I feel like it's relevant to mention how huge Hearthstone is, and that's a mobile first game (at its best on iPad which is rare) that I feel is totally Blizzard tier quality with expected polish and substance to it, and both satisfied a lot of Blizzard fans + successfully tapped into that 10x market.
There's fair criticism to how it monetizes but it still dominates its category for a reason, they continue to own it like the MMO genre with WoW.
I don't know where I'm going with this, I guess just that between Overwatch and Hearthstone I actually mostly enjoyed this recent era of Blizzard and I'm more hopeful for what's next. I didn't feel contempt from them playing these games, I felt that old Blizzard spark.
Both of those were fine in the beginning. HS became impossible to play without endless grinding or spending money. Overwatch became tedious and toxic, due to both the players and how the developers responded (spamming in-game voicelines is now "toxic").
I think people just got fed up with online trading card games and the grind/monetization that they have. At least with MTG I can resell the cards... In fact MTG online with cockatrice is way more fun than HS or any of the other clones.
Hardcore gamers love to trash ATVI/Blizz but they are without a doubt dominant gaming developer/publisher in the business, and it's really not even close unless you count Tencent.
Ask people on HN if they like CoD and they'd laugh at you but the games are IMMENSELY popular every release and they print cash for ATVI.
When people bash Blizzard, they aren't bashing them based on their revenue or market penetration. A bad opinion of Blizzard does not translate into also believing they are failing to generate revenue or attract players. They have plenty of other reasons to bash Blizzard.

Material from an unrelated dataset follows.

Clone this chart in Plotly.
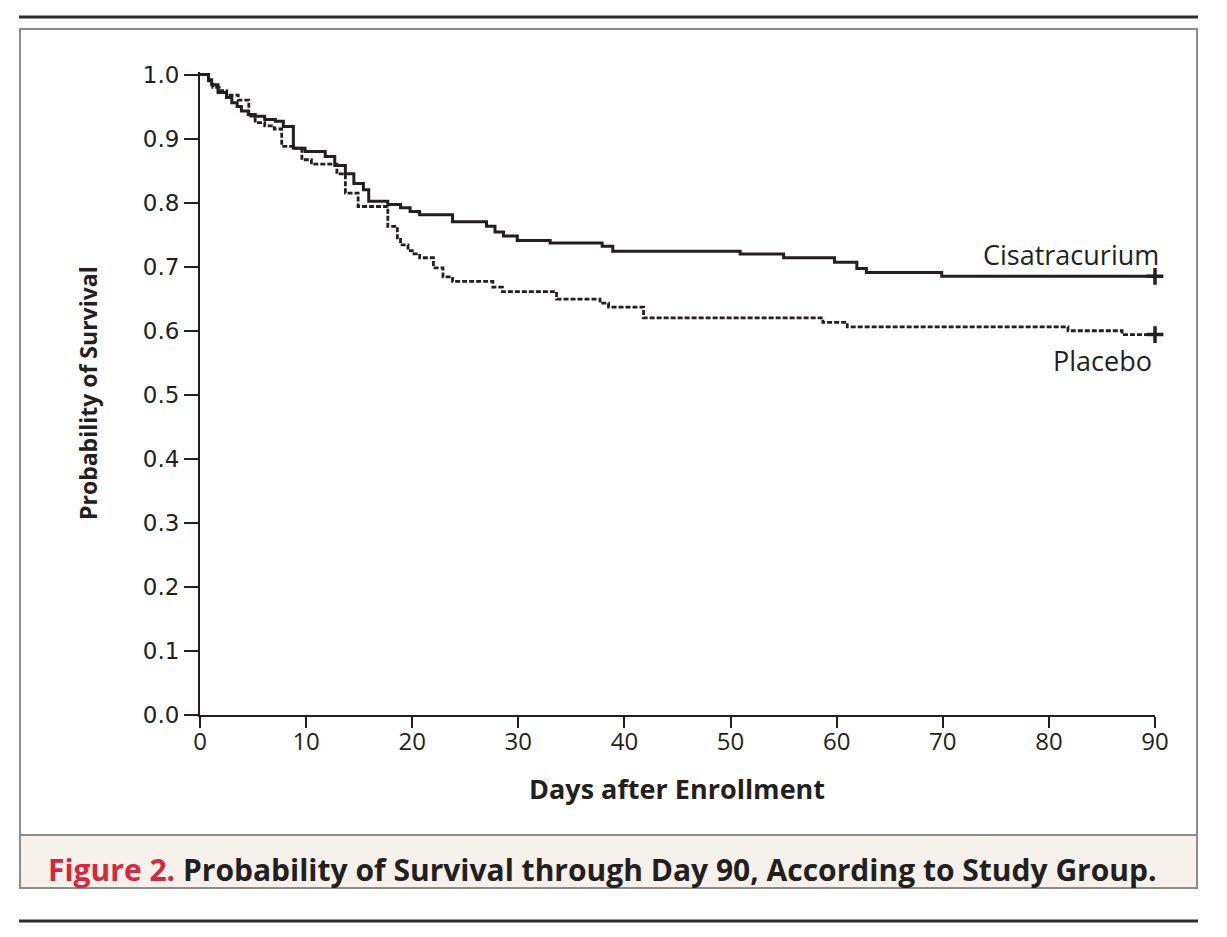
import plotly.graph_objects as go

# ---- data ----
cis_days = [0, 0.8, 1.1, 1.7, 2.5, 3.0, 3.5, 3.9, 4.55, 5.2, 6.1, 7.1, 7.85, 8.8, 9.9,
            11.8, 12.7, 13.7, 14.5, 15.4, 15.9, 17.7, 18.9, 19.8, 20.7, 23.8, 27.0,
            27.8, 28.6, 29.9, 33.0, 37.9, 38.9, 50.9, 55.0, 59.8, 61.9, 62.8, 69.9, 90]
cis_surv = [1.0, 0.992, 0.984, 0.972, 0.964, 0.956, 0.95, 0.943, 0.9375, 0.935, 0.930,
            0.927, 0.919, 0.885, 0.880, 0.872, 0.858, 0.845, 0.83, 0.82, 0.802, 0.797,
            0.792, 0.786, 0.781, 0.770, 0.763, 0.754, 0.748, 0.741, 0.737, 0.732, 0.724,
            0.720, 0.714, 0.707, 0.697, 0.691, 0.685, 0.685]

pla_days = [0, 0.8, 1.2, 1.8, 2.5, 3.6, 4.6, 5.2, 6.1, 7.0, 7.7, 8.8, 9.6, 10.5, 12.9,
            13.7, 14.9, 17.7, 18.6, 18.9, 19.6, 20.0, 20.7, 22.0, 22.9, 23.8, 27.6,
            28.5, 33.6, 37.7, 38.5, 41.8, 58.7, 61.0, 81.8, 86.9, 90]
pla_surv = [1.0, 0.99, 0.98, 0.975, 0.968, 0.96, 0.935, 0.925, 0.92, 0.915, 0.888,
            0.885, 0.867, 0.86, 0.845, 0.815, 0.794, 0.763, 0.745, 0.734, 0.725, 0.72,
            0.714, 0.698, 0.684, 0.677, 0.668, 0.661, 0.6495, 0.643, 0.637, 0.620,
            0.613, 0.606, 0.600, 0.594, 0.594]

x_ticks = [0, 10, 20, 30, 40, 50, 60, 70, 80, 90]
y_ticks = [0.0, 0.1, 0.2, 0.3, 0.4, 0.5, 0.6, 0.7, 0.8, 0.9, 1.0]
y_tick_labels = ["0.0", "0.1", "0.2", "0.3", "0.4", "0.5", "0.6", "0.7", "0.8", "0.9", "1.0"]

INK = "#231f20"
FONT = "Open Sans, sans-serif"
OFF = 8                      # page body margin offset
W, H = 1227 - OFF, 937 - OFF
# plot area in screen pixels: x 200..1155, y 75(1.0)..715(0.0)
ML, MR = 200 - OFF, 1227 - 1155
MB = 937 - 715
MT = int(round(715 - 640 * 1.004)) - OFF
PW, PH = W - ML - MR, H - MT - MB


def px(x):
    """screen x pixel -> paper coordinate"""
    return (x - OFF - ML) / PW


def py(y):
    """screen y pixel -> paper coordinate"""
    return (715 - y) / PH


fig = go.Figure()
fig.add_trace(go.Scatter(x=cis_days, y=cis_surv, mode="lines", line_shape="hv",
                         line=dict(color=INK, width=3), name="Cisatracurium",
                         showlegend=False))
fig.add_trace(go.Scatter(x=pla_days, y=pla_surv, mode="lines", line_shape="hv",
                         line=dict(color=INK, width=2.8, dash="5px,2px"), name="Placebo",
                         showlegend=False))
fig.add_trace(go.Scatter(x=[cis_days[-1], pla_days[-1]], y=[cis_surv[-1], pla_surv[-1]],
                         mode="markers", cliponaxis=False, showlegend=False,
                         marker=dict(symbol="cross-thin", size=12,
                                     line=dict(color=INK, width=3.5))))

shapes = [
    # right page strip
    dict(type="rect", xref="paper", yref="paper", x0=px(1222), x1=px(1227), y0=py(OFF), y1=py(937),
         fillcolor="#f1f1f1", line=dict(width=0), layer="below"),
    # outer frame
    dict(type="rect", xref="paper", yref="paper", x0=px(20), x1=px(1197), y0=py(29), y1=py(888),
         line=dict(color="#8c8c8c", width=2), layer="below"),
    # caption band
    dict(type="rect", xref="paper", yref="paper", x0=px(20), x1=px(1197), y0=py(835), y1=py(888),
         fillcolor="#f6f1ea", line=dict(color="#8c8c8c", width=2), layer="below"),
    # top and bottom rules
    dict(type="line", xref="paper", yref="paper", x0=px(19), x1=px(1198), y0=py(17), y1=py(17),
         line=dict(color="#2e2e2e", width=3)),
    dict(type="line", xref="paper", yref="paper", x0=px(19), x1=px(1198), y0=py(921), y1=py(921),
         line=dict(color="#2e2e2e", width=3)),
]

annotations = [
    dict(text="<b>Probability of Survival</b>", xref="paper", yref="paper", x=px(88), y=py(393),
         textangle=-90, showarrow=False, xanchor="center", yanchor="middle",
         font=dict(family=FONT, size=23, color=INK)),
    dict(text="<b>Days after Enrollment</b>", xref="paper", yref="paper", x=px(677), y=py(788),
         showarrow=False, xanchor="center", yanchor="middle",
         font=dict(family=FONT, size=27, color=INK)),
    dict(text="Cisatracurium", xref="paper", yref="paper", x=px(1161), y=py(254),
         showarrow=False, xanchor="right", yanchor="middle",
         font=dict(family=FONT, size=27, color=INK)),
    dict(text="Placebo", xref="paper", yref="paper", x=px(1154), y=py(360),
         showarrow=False, xanchor="right", yanchor="middle",
         font=dict(family=FONT, size=27, color=INK)),
    dict(text="<b><span style='color:#d8263f'>Figure 2.</span> Probability of Survival through Day 90, According to Study Group.</b>",
         xref="paper", yref="paper", x=px(46), y=py(869), showarrow=False,
         xanchor="left", yanchor="middle",
         font=dict(family=FONT, size=30, color=INK)),
]

fig.update_layout(
    width=W, height=H,
    margin=dict(l=ML, r=MR, t=MT, b=MB, pad=0),
    paper_bgcolor="white", plot_bgcolor="white",
    shapes=shapes, annotations=annotations,
    xaxis=dict(range=[0, 90], tickvals=x_ticks, ticktext=[str(v) for v in x_ticks],
               showline=True, linecolor=INK, linewidth=2, showgrid=False, zeroline=False,
               ticks="outside", ticklen=11, tickwidth=2, tickcolor=INK,
               ticklabelstandoff=-7,
               tickfont=dict(family=FONT, size=24, color=INK)),
    yaxis=dict(range=[0, 1.004], tickvals=y_ticks, ticktext=y_tick_labels,
               showline=True, linecolor=INK, linewidth=2, showgrid=False, zeroline=False,
               ticks="outside", ticklen=14, tickwidth=2, tickcolor=INK,
               tickfont=dict(family="DejaVu Sans", size=23, color=INK)),
)

fig.write_html("out.html")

The feature downgrades of 'bnet 2.0' or whatever they called it that they announced when Starcraft 2 came out was the beginning of the end. SC2 as a game was fine (not amazing for me but plenty liked it) but everything around it was a mess. D3 solidified this trend of them losing the plot.
Blizzard bailed, valve bailed, who's left, really? But then again, a PC game has to compete with not only other PC titles but the entire history of Windows games via Steam/etc. You can make a brilliant RTS experience but will people play it when Starcraft exists?
you're presenting this a little bit disingenuously. expectations were high that diablo 4 would be announced in 2018, and instead there was the announcement of a partnership to develop a mobile version of diablo. folks were upset and the presenter reacted poorly.
the following year diablo 4 was announced and much was forgiven. the mobile game is still not out (in closed beta rn) and early reports are good.
you can fault blizzard for thinking its core fans at blizzcon would be excited about a mobile game, but if you are a game developer with a popular IP you're making a huge mistake not developing for mobile, as it will be the majority of the global gaming market for the foreseeable future.
They probably picked a poor audience for the announcement. By nature, those present were never going to be all that receptive to a new mobile-first game. Slightly better venues would have been either E3 or PAX, where the audience doesn't consist almost exclusively of hardcore fans of their more traditional offerings.
Was it 2018? Wow that was fast. It must suck for them since that fiasco, losing online players during pandemic when we're all stuck at homes, doubles the pain at least.
This company has been contemptuous of their players for years. They fell into that classic trap of "If we [do something that will alienate all our customers] we can get 10x as many customers from [untapped market]" As anybody should have been able to foresee, the old customers were indeed alienated and the new customers never materialized.